Still, Butler noted that corporations know what they’re doing by advertising ahead of trials. “Obviously all of those ads that we’ve all seen since the oil spill have been designed to influence public opinion about BP,” he said. “Certainly the people who created those ads knew litigation was a likely possibility and that some of those people who would see those ads are potential jurors.”
Hundreds of lawsuits related to the oil spill have been filed against BP, ranging from local businesses impacted by the spill to the families of the 11 men killed when the Deepwater Horizon rigexploded one year ago. The Justice Department has also filed a civil suit against BP and other companies involved in the spill. The Gulf Coast Claims Facility, set up by BP as required by the Oil Pollution Act of 1990, has received around 857,000 claims from more than 500,000 individuals. Of those, $3.8 billion has been paid to 300,000 claims.
Oil spill PR efforts echo Texas City
When he first saw Cross on the TV screen in the aftermath of the oil spill, Coon wasn’t surprised. “BP is not very creative. They don’t learn from past lessons. They just have a playbook and don’t deviate very much from it,” he said.
BP’s Texas City refinery, one of the largest in Texas, exploded on March 23, 2005, killing 15 workers and injuring scores more. The Occupational Safety and Health Administration (OSHA) hit the company with the largest fine in agency history, and the explosion also resulted in a series of lawsuits from the victims of the blast.
Coon, who managed a significant number of the Texas City cases, called BP’s public relations team a well-trained organization befitting a multibillion-dollar company — one that is willing to go to great lengths to protect its profits, including hiring private detectives to dig up dirt on plaintiff lawyers and investigate victims of the Texas City explosion.
He pointed to an email sent from Patricia Wright, at the time the company’s vice president of communications for North America, mere hours after the explosion.
“Media coverage has been very heavy — looks like injuries and loss of life are heavy as well … Expect a lot of follow up coverage tomorrow.

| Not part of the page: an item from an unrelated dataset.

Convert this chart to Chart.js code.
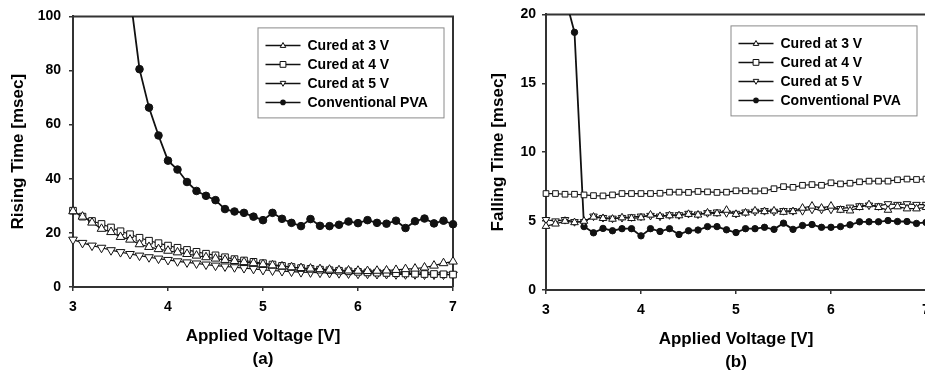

Then I believe it will essentially go away — due to the holiday weekend. Dc (sic) is taking care of the federal folks and Glenn is handling the state officials.”
The email concludes that “This is a very big story in the US right now — but the Terri Schiavo story is huge as well.” The “Schiavo” reference is to the case of Terri Schiavo, a brain-dead woman who drew major national attention when her husband attempted to take her off life support.
Although Texas City was the signature BP-related disaster until last year’s oil spill, the company has had a checkered past when it comes to safety. A 2010 Center report found that BP was responsible for 97 percent of all flagrant violations found in the refining industry by government safety inspectors over the past three years, and a government report on the Gulf spill declared that “BP’s safety lapses have been chronic.”
In February BP announced plans to sell the Texas City refinery.